BEGIN COLLECTED DATA

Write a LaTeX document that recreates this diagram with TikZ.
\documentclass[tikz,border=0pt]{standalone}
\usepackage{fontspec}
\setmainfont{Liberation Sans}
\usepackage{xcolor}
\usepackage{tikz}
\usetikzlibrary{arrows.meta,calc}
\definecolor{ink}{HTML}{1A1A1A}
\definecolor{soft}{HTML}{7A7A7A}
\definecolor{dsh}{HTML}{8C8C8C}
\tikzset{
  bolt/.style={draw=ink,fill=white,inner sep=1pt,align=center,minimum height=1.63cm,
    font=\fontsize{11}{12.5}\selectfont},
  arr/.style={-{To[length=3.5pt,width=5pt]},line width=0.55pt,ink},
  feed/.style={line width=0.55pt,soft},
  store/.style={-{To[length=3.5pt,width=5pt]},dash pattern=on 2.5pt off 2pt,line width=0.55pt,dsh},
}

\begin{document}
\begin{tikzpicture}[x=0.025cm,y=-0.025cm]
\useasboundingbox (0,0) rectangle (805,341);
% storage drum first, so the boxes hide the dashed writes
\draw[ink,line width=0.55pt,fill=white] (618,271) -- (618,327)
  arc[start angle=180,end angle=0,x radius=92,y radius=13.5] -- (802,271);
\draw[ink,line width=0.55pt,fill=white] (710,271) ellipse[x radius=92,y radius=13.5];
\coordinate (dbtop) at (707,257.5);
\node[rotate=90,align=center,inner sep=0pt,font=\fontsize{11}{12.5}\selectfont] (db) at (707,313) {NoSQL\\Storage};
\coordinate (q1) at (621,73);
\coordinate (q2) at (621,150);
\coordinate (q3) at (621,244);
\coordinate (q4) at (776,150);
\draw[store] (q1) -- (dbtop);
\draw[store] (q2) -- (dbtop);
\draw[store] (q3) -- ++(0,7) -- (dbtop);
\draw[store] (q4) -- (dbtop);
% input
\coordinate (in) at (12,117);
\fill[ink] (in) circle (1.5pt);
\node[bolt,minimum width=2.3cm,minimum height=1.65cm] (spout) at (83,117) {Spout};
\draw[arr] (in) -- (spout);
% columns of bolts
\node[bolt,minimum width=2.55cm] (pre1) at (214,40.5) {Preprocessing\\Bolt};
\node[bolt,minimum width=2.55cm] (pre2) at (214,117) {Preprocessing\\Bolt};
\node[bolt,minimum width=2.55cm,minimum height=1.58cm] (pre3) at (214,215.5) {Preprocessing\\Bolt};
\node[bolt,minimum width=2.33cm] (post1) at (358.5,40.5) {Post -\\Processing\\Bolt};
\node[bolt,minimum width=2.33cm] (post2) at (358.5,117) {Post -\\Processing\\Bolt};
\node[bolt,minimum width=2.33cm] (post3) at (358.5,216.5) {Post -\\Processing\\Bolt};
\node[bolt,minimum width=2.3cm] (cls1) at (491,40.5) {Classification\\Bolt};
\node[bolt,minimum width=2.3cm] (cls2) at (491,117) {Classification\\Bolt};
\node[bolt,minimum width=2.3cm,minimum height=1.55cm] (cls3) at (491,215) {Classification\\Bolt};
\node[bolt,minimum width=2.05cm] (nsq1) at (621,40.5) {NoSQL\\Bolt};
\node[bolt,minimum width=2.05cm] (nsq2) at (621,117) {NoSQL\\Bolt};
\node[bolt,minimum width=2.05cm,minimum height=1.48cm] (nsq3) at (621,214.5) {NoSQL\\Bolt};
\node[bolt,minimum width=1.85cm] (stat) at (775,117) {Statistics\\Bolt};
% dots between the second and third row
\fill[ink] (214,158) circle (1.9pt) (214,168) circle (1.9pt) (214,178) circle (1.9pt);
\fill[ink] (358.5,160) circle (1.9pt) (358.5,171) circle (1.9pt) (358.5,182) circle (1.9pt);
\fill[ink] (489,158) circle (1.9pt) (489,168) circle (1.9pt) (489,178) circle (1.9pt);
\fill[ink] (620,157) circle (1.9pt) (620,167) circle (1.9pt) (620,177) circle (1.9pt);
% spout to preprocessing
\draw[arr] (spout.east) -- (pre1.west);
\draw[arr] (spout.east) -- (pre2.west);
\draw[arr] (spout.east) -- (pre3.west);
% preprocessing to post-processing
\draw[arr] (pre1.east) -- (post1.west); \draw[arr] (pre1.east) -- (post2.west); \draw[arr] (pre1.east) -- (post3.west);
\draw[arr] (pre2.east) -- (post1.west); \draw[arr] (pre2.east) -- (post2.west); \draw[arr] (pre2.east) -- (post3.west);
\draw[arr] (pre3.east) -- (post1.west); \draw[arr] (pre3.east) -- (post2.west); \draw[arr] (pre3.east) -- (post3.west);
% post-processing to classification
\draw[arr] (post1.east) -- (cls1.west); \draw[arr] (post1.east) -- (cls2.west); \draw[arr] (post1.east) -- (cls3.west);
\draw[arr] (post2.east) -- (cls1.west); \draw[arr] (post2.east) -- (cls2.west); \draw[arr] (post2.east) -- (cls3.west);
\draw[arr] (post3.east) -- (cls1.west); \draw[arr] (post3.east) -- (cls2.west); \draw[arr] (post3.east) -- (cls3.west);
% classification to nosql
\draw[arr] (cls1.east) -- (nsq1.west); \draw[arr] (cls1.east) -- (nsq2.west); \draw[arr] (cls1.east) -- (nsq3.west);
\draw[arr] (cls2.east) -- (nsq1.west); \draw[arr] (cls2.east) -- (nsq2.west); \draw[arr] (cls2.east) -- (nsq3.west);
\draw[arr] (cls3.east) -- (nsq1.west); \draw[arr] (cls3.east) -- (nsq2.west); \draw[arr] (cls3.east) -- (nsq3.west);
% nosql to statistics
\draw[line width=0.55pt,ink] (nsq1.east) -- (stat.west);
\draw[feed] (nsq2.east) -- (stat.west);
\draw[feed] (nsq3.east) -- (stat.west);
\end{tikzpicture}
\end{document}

END COLLECTED DATA

- [YOUR OBJECTIVE]
Make an exact copy of the material above.

- [SOLUTION TO THE PROBLEM]
Write a LaTeX document that recreates this diagram with TikZ.
\documentclass[tikz,border=0pt]{standalone}
\usepackage{fontspec}
\setmainfont{Liberation Sans}
\usepackage{xcolor}
\usepackage{tikz}
\usetikzlibrary{arrows.meta,calc}
\definecolor{ink}{HTML}{1A1A1A}
\definecolor{soft}{HTML}{7A7A7A}
\definecolor{dsh}{HTML}{8C8C8C}
\tikzset{
  bolt/.style={draw=ink,fill=white,inner sep=1pt,align=center,minimum height=1.63cm,
    font=\fontsize{11}{12.5}\selectfont},
  arr/.style={-{To[length=3.5pt,width=5pt]},line width=0.55pt,ink},
  feed/.style={line width=0.55pt,soft},
  store/.style={-{To[length=3.5pt,width=5pt]},dash pattern=on 2.5pt off 2pt,line width=0.55pt,dsh},
}

\begin{document}
\begin{tikzpicture}[x=0.025cm,y=-0.025cm]
\useasboundingbox (0,0) rectangle (805,341);
% storage drum first, so the boxes hide the dashed writes
\draw[ink,line width=0.55pt,fill=white] (618,271) -- (618,327)
  arc[start angle=180,end angle=0,x radius=92,y radius=13.5] -- (802,271);
\draw[ink,line width=0.55pt,fill=white] (710,271) ellipse[x radius=92,y radius=13.5];
\coordinate (dbtop) at (707,257.5);
\node[rotate=90,align=center,inner sep=0pt,font=\fontsize{11}{12.5}\selectfont] (db) at (707,313) {NoSQL\\Storage};
\coordinate (q1) at (621,73);
\coordinate (q2) at (621,150);
\coordinate (q3) at (621,244);
\coordinate (q4) at (776,150);
\draw[store] (q1) -- (dbtop);
\draw[store] (q2) -- (dbtop);
\draw[store] (q3) -- ++(0,7) -- (dbtop);
\draw[store] (q4) -- (dbtop);
% input
\coordinate (in) at (12,117);
\fill[ink] (in) circle (1.5pt);
\node[bolt,minimum width=2.3cm,minimum height=1.65cm] (spout) at (83,117) {Spout};
\draw[arr] (in) -- (spout);
% columns of bolts
\node[bolt,minimum width=2.55cm] (pre1) at (214,40.5) {Preprocessing\\Bolt};
\node[bolt,minimum width=2.55cm] (pre2) at (214,117) {Preprocessing\\Bolt};
\node[bolt,minimum width=2.55cm,minimum height=1.58cm] (pre3) at (214,215.5) {Preprocessing\\Bolt};
\node[bolt,minimum width=2.33cm] (post1) at (358.5,40.5) {Post -\\Processing\\Bolt};
\node[bolt,minimum width=2.33cm] (post2) at (358.5,117) {Post -\\Processing\\Bolt};
\node[bolt,minimum width=2.33cm] (post3) at (358.5,216.5) {Post -\\Processing\\Bolt};
\node[bolt,minimum width=2.3cm] (cls1) at (491,40.5) {Classification\\Bolt};
\node[bolt,minimum width=2.3cm] (cls2) at (491,117) {Classification\\Bolt};
\node[bolt,minimum width=2.3cm,minimum height=1.55cm] (cls3) at (491,215) {Classification\\Bolt};
\node[bolt,minimum width=2.05cm] (nsq1) at (621,40.5) {NoSQL\\Bolt};
\node[bolt,minimum width=2.05cm] (nsq2) at (621,117) {NoSQL\\Bolt};
\node[bolt,minimum width=2.05cm,minimum height=1.48cm] (nsq3) at (621,214.5) {NoSQL\\Bolt};
\node[bolt,minimum width=1.85cm] (stat) at (775,117) {Statistics\\Bolt};
% dots between the second and third row
\fill[ink] (214,158) circle (1.9pt) (214,168) circle (1.9pt) (214,178) circle (1.9pt);
\fill[ink] (358.5,160) circle (1.9pt) (358.5,171) circle (1.9pt) (358.5,182) circle (1.9pt);
\fill[ink] (489,158) circle (1.9pt) (489,168) circle (1.9pt) (489,178) circle (1.9pt);
\fill[ink] (620,157) circle (1.9pt) (620,167) circle (1.9pt) (620,177) circle (1.9pt);
% spout to preprocessing
\draw[arr] (spout.east) -- (pre1.west);
\draw[arr] (spout.east) -- (pre2.west);
\draw[arr] (spout.east) -- (pre3.west);
% preprocessing to post-processing
\draw[arr] (pre1.east) -- (post1.west); \draw[arr] (pre1.east) -- (post2.west); \draw[arr] (pre1.east) -- (post3.west);
\draw[arr] (pre2.east) -- (post1.west); \draw[arr] (pre2.east) -- (post2.west); \draw[arr] (pre2.east) -- (post3.west);
\draw[arr] (pre3.east) -- (post1.west); \draw[arr] (pre3.east) -- (post2.west); \draw[arr] (pre3.east) -- (post3.west);
% post-processing to classification
\draw[arr] (post1.east) -- (cls1.west); \draw[arr] (post1.east) -- (cls2.west); \draw[arr] (post1.east) -- (cls3.west);
\draw[arr] (post2.east) -- (cls1.west); \draw[arr] (post2.east) -- (cls2.west); \draw[arr] (post2.east) -- (cls3.west);
\draw[arr] (post3.east) -- (cls1.west); \draw[arr] (post3.east) -- (cls2.west); \draw[arr] (post3.east) -- (cls3.west);
% classification to nosql
\draw[arr] (cls1.east) -- (nsq1.west); \draw[arr] (cls1.east) -- (nsq2.west); \draw[arr] (cls1.east) -- (nsq3.west);
\draw[arr] (cls2.east) -- (nsq1.west); \draw[arr] (cls2.east) -- (nsq2.west); \draw[arr] (cls2.east) -- (nsq3.west);
\draw[arr] (cls3.east) -- (nsq1.west); \draw[arr] (cls3.east) -- (nsq2.west); \draw[arr] (cls3.east) -- (nsq3.west);
% nosql to statistics
\draw[line width=0.55pt,ink] (nsq1.east) -- (stat.west);
\draw[feed] (nsq2.east) -- (stat.west);
\draw[feed] (nsq3.east) -- (stat.west);
\end{tikzpicture}
\end{document}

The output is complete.